• **Short task**:
Transcribe the listing in full, excluding any pictures.

***** Dataset excerpt

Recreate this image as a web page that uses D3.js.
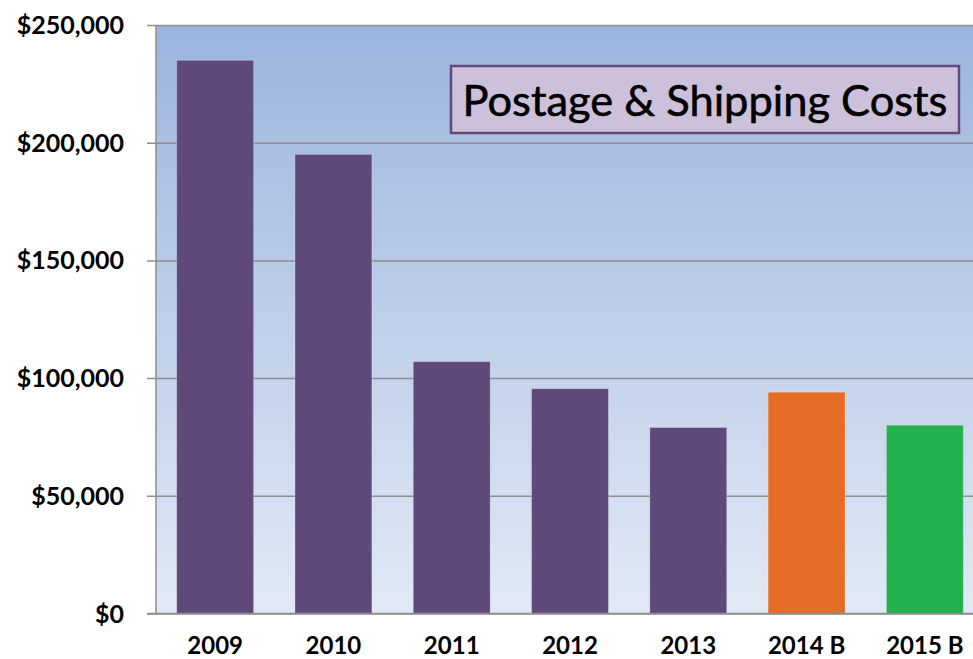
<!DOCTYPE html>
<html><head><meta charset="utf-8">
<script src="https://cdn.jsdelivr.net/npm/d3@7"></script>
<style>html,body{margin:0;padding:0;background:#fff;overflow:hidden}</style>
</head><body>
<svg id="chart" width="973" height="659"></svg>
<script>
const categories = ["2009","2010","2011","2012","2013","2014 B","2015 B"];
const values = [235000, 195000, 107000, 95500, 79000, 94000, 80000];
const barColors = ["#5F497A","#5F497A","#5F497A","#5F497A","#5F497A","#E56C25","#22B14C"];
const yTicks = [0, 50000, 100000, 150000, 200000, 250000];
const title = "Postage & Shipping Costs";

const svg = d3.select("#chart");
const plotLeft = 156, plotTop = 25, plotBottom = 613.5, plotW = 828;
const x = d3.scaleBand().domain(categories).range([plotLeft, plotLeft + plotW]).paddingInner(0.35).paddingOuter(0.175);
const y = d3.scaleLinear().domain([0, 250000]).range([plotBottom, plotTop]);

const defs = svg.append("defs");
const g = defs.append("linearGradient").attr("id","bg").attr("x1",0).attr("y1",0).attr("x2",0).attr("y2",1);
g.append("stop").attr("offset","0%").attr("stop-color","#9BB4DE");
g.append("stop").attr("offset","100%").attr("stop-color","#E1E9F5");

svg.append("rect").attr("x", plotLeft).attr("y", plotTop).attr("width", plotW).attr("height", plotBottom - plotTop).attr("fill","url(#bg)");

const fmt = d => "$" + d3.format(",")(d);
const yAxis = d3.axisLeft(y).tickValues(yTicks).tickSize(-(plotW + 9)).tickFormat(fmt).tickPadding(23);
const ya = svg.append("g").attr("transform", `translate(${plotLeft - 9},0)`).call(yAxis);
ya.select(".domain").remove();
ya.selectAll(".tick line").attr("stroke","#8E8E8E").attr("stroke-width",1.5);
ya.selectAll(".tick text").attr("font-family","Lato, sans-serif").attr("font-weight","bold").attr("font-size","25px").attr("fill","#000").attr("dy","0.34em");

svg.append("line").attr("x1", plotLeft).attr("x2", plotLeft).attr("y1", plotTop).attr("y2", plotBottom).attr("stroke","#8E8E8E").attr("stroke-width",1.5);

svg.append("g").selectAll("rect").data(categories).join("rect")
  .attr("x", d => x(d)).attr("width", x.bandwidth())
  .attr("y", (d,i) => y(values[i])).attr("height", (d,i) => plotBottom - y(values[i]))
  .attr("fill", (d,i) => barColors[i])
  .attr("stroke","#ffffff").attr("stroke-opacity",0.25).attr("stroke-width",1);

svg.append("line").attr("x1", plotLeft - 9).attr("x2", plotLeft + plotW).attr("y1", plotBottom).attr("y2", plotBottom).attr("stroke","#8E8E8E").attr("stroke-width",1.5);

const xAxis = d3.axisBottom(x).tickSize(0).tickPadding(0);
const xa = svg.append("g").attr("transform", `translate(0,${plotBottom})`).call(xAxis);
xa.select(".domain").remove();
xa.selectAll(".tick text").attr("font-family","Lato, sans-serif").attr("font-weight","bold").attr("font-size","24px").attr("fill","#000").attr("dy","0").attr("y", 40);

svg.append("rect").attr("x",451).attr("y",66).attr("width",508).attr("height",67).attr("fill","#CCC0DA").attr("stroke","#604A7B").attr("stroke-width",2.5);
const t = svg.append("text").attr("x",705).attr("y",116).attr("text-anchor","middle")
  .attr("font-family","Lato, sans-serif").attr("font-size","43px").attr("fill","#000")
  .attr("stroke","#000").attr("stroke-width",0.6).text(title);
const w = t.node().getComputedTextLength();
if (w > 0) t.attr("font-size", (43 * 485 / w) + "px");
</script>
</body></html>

**********

• **Response**:
Recreate this image as a web page that uses D3.js.
<!DOCTYPE html>
<html><head><meta charset="utf-8">
<script src="https://cdn.jsdelivr.net/npm/d3@7"></script>
<style>html,body{margin:0;padding:0;background:#fff;overflow:hidden}</style>
</head><body>
<svg id="chart" width="973" height="659"></svg>
<script>
const categories = ["2009","2010","2011","2012","2013","2014 B","2015 B"];
const values = [235000, 195000, 107000, 95500, 79000, 94000, 80000];
const barColors = ["#5F497A","#5F497A","#5F497A","#5F497A","#5F497A","#E56C25","#22B14C"];
const yTicks = [0, 50000, 100000, 150000, 200000, 250000];
const title = "Postage & Shipping Costs";

const svg = d3.select("#chart");
const plotLeft = 156, plotTop = 25, plotBottom = 613.5, plotW = 828;
const x = d3.scaleBand().domain(categories).range([plotLeft, plotLeft + plotW]).paddingInner(0.35).paddingOuter(0.175);
const y = d3.scaleLinear().domain([0, 250000]).range([plotBottom, plotTop]);

const defs = svg.append("defs");
const g = defs.append("linearGradient").attr("id","bg").attr("x1",0).attr("y1",0).attr("x2",0).attr("y2",1);
g.append("stop").attr("offset","0%").attr("stop-color","#9BB4DE");
g.append("stop").attr("offset","100%").attr("stop-color","#E1E9F5");

svg.append("rect").attr("x", plotLeft).attr("y", plotTop).attr("width", plotW).attr("height", plotBottom - plotTop).attr("fill","url(#bg)");

const fmt = d => "$" + d3.format(",")(d);
const yAxis = d3.axisLeft(y).tickValues(yTicks).tickSize(-(plotW + 9)).tickFormat(fmt).tickPadding(23);
const ya = svg.append("g").attr("transform", `translate(${plotLeft - 9},0)`).call(yAxis);
ya.select(".domain").remove();
ya.selectAll(".tick line").attr("stroke","#8E8E8E").attr("stroke-width",1.5);
ya.selectAll(".tick text").attr("font-family","Lato, sans-serif").attr("font-weight","bold").attr("font-size","25px").attr("fill","#000").attr("dy","0.34em");

svg.append("line").attr("x1", plotLeft).attr("x2", plotLeft).attr("y1", plotTop).attr("y2", plotBottom).attr("stroke","#8E8E8E").attr("stroke-width",1.5);

svg.append("g").selectAll("rect").data(categories).join("rect")
  .attr("x", d => x(d)).attr("width", x.bandwidth())
  .attr("y", (d,i) => y(values[i])).attr("height", (d,i) => plotBottom - y(values[i]))
  .attr("fill", (d,i) => barColors[i])
  .attr("stroke","#ffffff").attr("stroke-opacity",0.25).attr("stroke-width",1);

svg.append("line").attr("x1", plotLeft - 9).attr("x2", plotLeft + plotW).attr("y1", plotBottom).attr("y2", plotBottom).attr("stroke","#8E8E8E").attr("stroke-width",1.5);

const xAxis = d3.axisBottom(x).tickSize(0).tickPadding(0);
const xa = svg.append("g").attr("transform", `translate(0,${plotBottom})`).call(xAxis);
xa.select(".domain").remove();
xa.selectAll(".tick text").attr("font-family","Lato, sans-serif").attr("font-weight","bold").attr("font-size","24px").attr("fill","#000").attr("dy","0").attr("y", 40);

svg.append("rect").attr("x",451).attr("y",66).attr("width",508).attr("height",67).attr("fill","#CCC0DA").attr("stroke","#604A7B").attr("stroke-width",2.5);
const t = svg.append("text").attr("x",705).attr("y",116).attr("text-anchor","middle")
  .attr("font-family","Lato, sans-serif").attr("font-size","43px").attr("fill","#000")
  .attr("stroke","#000").attr("stroke-width",0.6).text(title);
const w = t.node().getComputedTextLength();
if (w > 0) t.attr("font-size", (43 * 485 / w) + "px");
</script>
</body></html>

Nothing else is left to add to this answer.